Semua tentang timing. Tentang kesesuaianmu dengan waktu dan keadaan. Tidak salah menyapanya dalam gerbong ke enam kereta pagi itu. Tidak ada yang salah dengan menanyakan namanya ketika antrean mesin atm yang sedang ramai dikunjungi. Namun juga tidak ada salahnya hanya berpapasan dan tak membiarkan mata kalian saling bertemu. Karena ada banyak entitas yang hilang memang untuk tidak ditemukan. Ada sesuatu yang dirahasiakan untuk tidak dicari tahu. Dan selalu ada hal yang tidak bisa didapatkan. Selalu menyakitkan hati. Dan aku harap, itu bukan dia.

Seperti yang ku bilang tadi, semua tentang pilihan. Entah kamu yang memilih menjajakan perasaanmu untuk disandera, atau rasa penasarannya padamu yang terlalu lihai membuka gembok hatimu. Tidak semua pemilik rasa akan merobek asa. Tidak semua pemegang harap hanya sekedar hinggap. Kamu yang memilih.

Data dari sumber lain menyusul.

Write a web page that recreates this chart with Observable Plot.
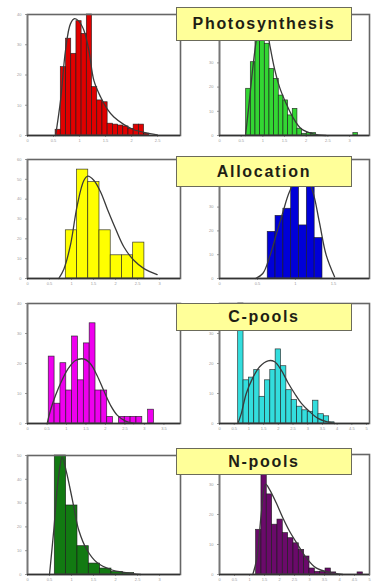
<!DOCTYPE html>
<html><head><meta charset="utf-8">
<script src="https://cdn.jsdelivr.net/npm/d3@7"></script>
<script src="https://cdn.jsdelivr.net/npm/@observablehq/plot@0.6"></script>
<style>
html,body{margin:0;padding:0;background:#fff;}
#wrap{position:relative;width:372px;height:581px;overflow:hidden;background:#fff;}
.panel{position:absolute;}
.lbl{position:absolute;background:#ffff99;border:1px solid #6b6b5a;box-sizing:border-box;font-family:"Liberation Sans",Arial,sans-serif;font-weight:bold;font-size:16px;color:#1e1e14;display:flex;align-items:center;justify-content:center;letter-spacing:1.7px;z-index:5;}
</style></head><body><div id="wrap"></div>
<script>
// ---- category labels ----
const groupNames = ["Photosynthesis", "Allocation", "C-pools", "N-pools"];

// ---- tick labels (faint, unreadable in source; approximated) ----
const xLabelsA = ["0", "0.5", "1", "1.5", "2", "2.5", "3", "3.5", "4", "4.5", "5"];
const yLabelsA = ["0", "10", "20", "30", "40", "50", "60"];

// ---- Photosynthesis, left (red) ----
const redStart = 1.08, redBin = 0.2;
const redCounts = [0.19, 2.26, 3.2, 2.7, 3.78, 3.36, 4.0, 1.6, 1.16, 1.1, 0.39, 0.36, 0.33, 0.3, 0.22, 0.36, 0.36, 0.06];
const redCurveX = [1.08, 1.27, 1.46, 1.65, 1.81, 1.97, 2.17, 2.36, 2.55, 2.81, 3.06, 3.32, 3.71, 4.09, 4.6, 4.99];
const redCurveY = [0, 1.16, 2.81, 3.69, 3.86, 3.78, 3.47, 2.81, 1.82, 1.27, 0.88, 0.61, 0.36, 0.19, 0.08, 0.02];

// ---- Photosynthesis, right (green) ----
const greenStart = 1.23, greenBin = 0.215;
const greenCounts = [1.93, 3.03, 4.06, 5.0, 3.79, 2.75, 2.34, 1.65, 1.45, 0.83, 1.1, 0.28, 0.07, 0.1, 0.1, 0, 0, 0, 0, 0, 0, 0, 0, 0.1];
const greenCurveX = [1.2, 1.38, 1.54, 1.72, 1.92, 2.12, 2.31, 2.54, 2.77, 3.08, 3.38, 3.77, 4.31, 4.92];
const greenCurveY = [0, 1.45, 2.82, 4.06, 4.89, 4.75, 3.79, 2.75, 2.0, 1.31, 0.76, 0.28, 0.07, 0];

// ---- Allocation, left (yellow) ----
const yellowStart = 1.74, yellowBin = 0.51;
const yellowCounts = [2.43, 5.49, 4.86, 2.43, 1.17, 1.17, 1.81];
const yellowCurveX = [1.42, 1.65, 1.95, 2.26, 2.56, 2.74, 3.02, 3.32, 3.62, 4.0, 4.38, 4.83, 5.29, 5.89];
const yellowCurveY = [0, 0.47, 1.68, 3.69, 4.94, 5.16, 4.94, 4.36, 3.52, 2.51, 1.59, 0.92, 0.5, 0.2];

// ---- Allocation, right (blue) ----
const blueStart = 1.27, blueBin = 0.206;
const blueCounts = [1.96, 2.63, 2.93, 5.0, 2.23, 5.0, 1.7];
const blueCurveX = [0.95, 1.14, 1.32, 1.49, 1.67, 1.84, 2.06, 2.28, 2.46, 2.63, 2.81, 3.03];
const blueCurveY = [0, 0.21, 0.91, 1.82, 2.79, 3.63, 4.26, 4.26, 3.63, 2.37, 0.98, 0.07];

// ---- C-pools, left (magenta) ----
const magentaStart = 1.09, magentaBin = 0.3;
const magentaCounts = [2.23, 0.66, 2.01, 1.1, 2.9, 1.44, 2.67, 3.34, 1.1, 1.1, 0.22, 0, 0.22, 0.22, 0.22, 0.22, 0, 0.46];
const magentaCurveX = [1.01, 1.18, 1.44, 1.78, 2.12, 2.46, 2.89, 3.23, 3.57, 3.91, 4.26, 4.6, 5.03, 5.45];
const magentaCurveY = [0, 0.44, 0.94, 1.46, 1.86, 2.1, 2.15, 1.99, 1.6, 1.1, 0.61, 0.28, 0.08, 0];

// ---- C-pools, right (cyan) ----
const cyanStart = 1.27, cyanBin = 0.364;
const cyanCounts = [4.0, 1.44, 1.53, 1.78, 0.89, 1.44, 1.78, 2.47, 1.91, 1.11, 0.78, 0.56, 0.44, 0.39, 0.76, 0.31, 0.24, 0.04];
const cyanCurveX = [1.25, 1.48, 1.82, 2.27, 2.73, 3.3, 3.75, 4.2, 4.66, 5.11, 5.57, 6.14, 6.7, 7.27, 7.84];
const cyanCurveY = [0, 0.33, 1.0, 1.53, 1.89, 2.09, 2.06, 1.78, 1.36, 1.0, 0.67, 0.39, 0.17, 0.06, 0];

// ---- N-pools, left (dark green) ----
const dgreenStart = 1.24, dgreenBin = 0.515;
const dgreenCounts = [5.0, 2.9, 1.19, 0.46, 0.25, 0.11, 0.06];
const dgreenCurveX = [1.0, 1.2, 1.38, 1.58, 1.77, 2.03, 2.33, 2.71, 3.17, 3.77, 4.53, 5.14];
const dgreenCurveY = [0, 1.93, 3.88, 4.93, 4.3, 3.18, 1.86, 1.02, 0.49, 0.21, 0.07, 0];

// ---- N-pools, right (purple) ----
const purpleStart = 2.44, purpleBin = 0.356;
const purpleCounts = [1.49, 3.6, 2.67, 1.66, 1.83, 1.38, 1.21, 1.04, 0.82, 0.6, 0.2, 0.09, 0.09, 0.2, 0.07, 0, 0, 0, 0, 0.07];
const purpleCurveX = [2.22, 2.49, 2.78, 3.07, 3.33, 3.78, 4.22, 4.67, 5.22, 5.78, 6.44, 7.33, 8.22];
const purpleCurveY = [0, 0.54, 2.0, 3.01, 2.84, 2.39, 1.89, 1.44, 0.99, 0.56, 0.22, 0.07, 0];

// ---- panel assembly (layout + style) ----
const panels = [
  {start: redStart, bin: redBin, counts: redCounts, cx: redCurveX, cy: redCurveY, color: "#e00000", xMax: 5.88, yMax: 4, box: [27, 180, 14, 135], right: false},
  {start: greenStart, bin: greenBin, counts: greenCounts, cx: greenCurveX, cy: greenCurveY, color: "#33d633", xMax: 6.92, yMax: 5, box: [219, 369, 14, 135], right: true},
  {start: yellowStart, bin: yellowBin, counts: yellowCounts, cx: yellowCurveX, cy: yellowCurveY, color: "#ffff00", xMax: 6.95, yMax: 6, box: [27, 180, 159, 278], right: false},
  {start: blueStart, bin: blueBin, counts: blueCounts, cx: blueCurveX, cy: blueCurveY, color: "#0000d8", xMax: 3.95, yMax: 5, box: [219, 369, 159, 278], right: true},
  {start: magentaStart, bin: magentaBin, counts: magentaCounts, cx: magentaCurveX, cy: magentaCurveY, color: "#ee00ee", xMax: 7.85, yMax: 4, box: [27, 180, 303, 423], right: false},
  {start: cyanStart, bin: cyanBin, counts: cyanCounts, cx: cyanCurveX, cy: cyanCurveY, color: "#33dddd", xMax: 10.2, yMax: 4, box: [219, 369, 303, 423], right: true},
  {start: dgreenStart, bin: dgreenBin, counts: dgreenCounts, cx: dgreenCurveX, cy: dgreenCurveY, color: "#127a12", xMax: 6.95, yMax: 5, box: [27, 180, 455, 574], right: false},
  {start: purpleStart, bin: purpleBin, counts: purpleCounts, cx: purpleCurveX, cy: purpleCurveY, color: "#6a0a6a", xMax: 10, yMax: 4, box: [219, 369, 454, 574], right: true}
];
const labelBoxes = [[7, 34], [156, 31], [303, 28], [448, 27]];

const wrap = document.getElementById("wrap");
const mL = 26, mR = 3, mT = 3, mB = 10;

panels.forEach(p => {
  const [left, right, top, bottom] = p.box;
  const bins = p.counts.map((c, i) => ({x1: p.start + i * p.bin, x2: p.start + (i + 1) * p.bin, y: Math.min(c, p.yMax)}));
  const curve = p.cx.map((x, i) => ({x, y: p.cy[i]}));
  // right-hand panels: their top tick sits under the label box, so it carries no label
  const yTicks = d3.range(0, p.yMax + 1);
  const chart = Plot.plot({
    width: right - left + mL + mR,
    height: bottom - top + mT + mB,
    marginLeft: mL, marginRight: mR, marginTop: mT, marginBottom: mB,
    style: {fontSize: "4px", color: "#9a9a9a", background: "transparent", fontFamily: "Liberation Sans, Arial, sans-serif"},
    x: {domain: [0, p.xMax], ticks: d3.range(0, Math.floor(p.xMax) + 1), tickFormat: i => xLabelsA[i] ?? "", tickSize: 2, tickPadding: 2, label: null},
    y: {domain: [0, p.yMax], ticks: yTicks, tickFormat: i => (p.right && i === p.yMax) ? "" : (yLabelsA[i] ?? ""), tickSize: 2, tickPadding: 4, label: null},
    marks: [
      Plot.rect(bins.filter(d => d.y > 0), {x1: "x1", x2: "x2", y1: 0, y2: "y", fill: p.color, stroke: "#1a1a1a", strokeWidth: 0.7, strokeOpacity: 0.85}),
      Plot.line(curve, {x: "x", y: "y", curve: "catmull-rom", stroke: "#3a3a3a", strokeWidth: 1.3}),
      Plot.frame({stroke: "#666", strokeWidth: 1.6}),
      Plot.ruleX([0], {stroke: "#777", strokeWidth: 1.5}),
      Plot.ruleY([0], {stroke: "#333", strokeWidth: 1.3})
    ]
  });
  chart.classList.add("panel");
  chart.style.left = (left - mL) + "px";
  chart.style.top = (top - mT) + "px";
  wrap.appendChild(chart);
});

groupNames.forEach((name, i) => {
  const d = document.createElement("div");
  d.className = "lbl";
  d.textContent = name;
  d.style.left = "176px";
  d.style.width = "176px";
  d.style.top = labelBoxes[i][0] + "px";
  d.style.height = labelBoxes[i][1] + "px";
  wrap.appendChild(d);
});
</script>
</body></html>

Membiarkannya mampir lalu pergi, atau tak meliriknya sama sekali. 

Biarkan garis waktu merangkak senyap mengantarkan takdir. Membawakan harap yang belum sempat mampir. Kamu bisa membuat langit mendengar, loh! Sedikit berbisik pada bumi, dan kamu titipkan mohon mu pada sekat-sekat malam. Agar esok pagi, surga membacanya dengan lantang. Karena kamu hanya manusia lemah yang begitu rentan, dan menerima hati sebagai sebuah titipan.  Jangan terlalu pintar menyusun apa yang belum tentu bersesuaian. Jangan terlalu yakin pada ucap yang menghanyutkan. Karena bisa saja, ketika akhirnya kamu tidak bersama dengan ia yang kamu sebut namanya dalam mohonmu, kamu dibersamakan dengan ia yang menyebut namamu dalam mohonnya.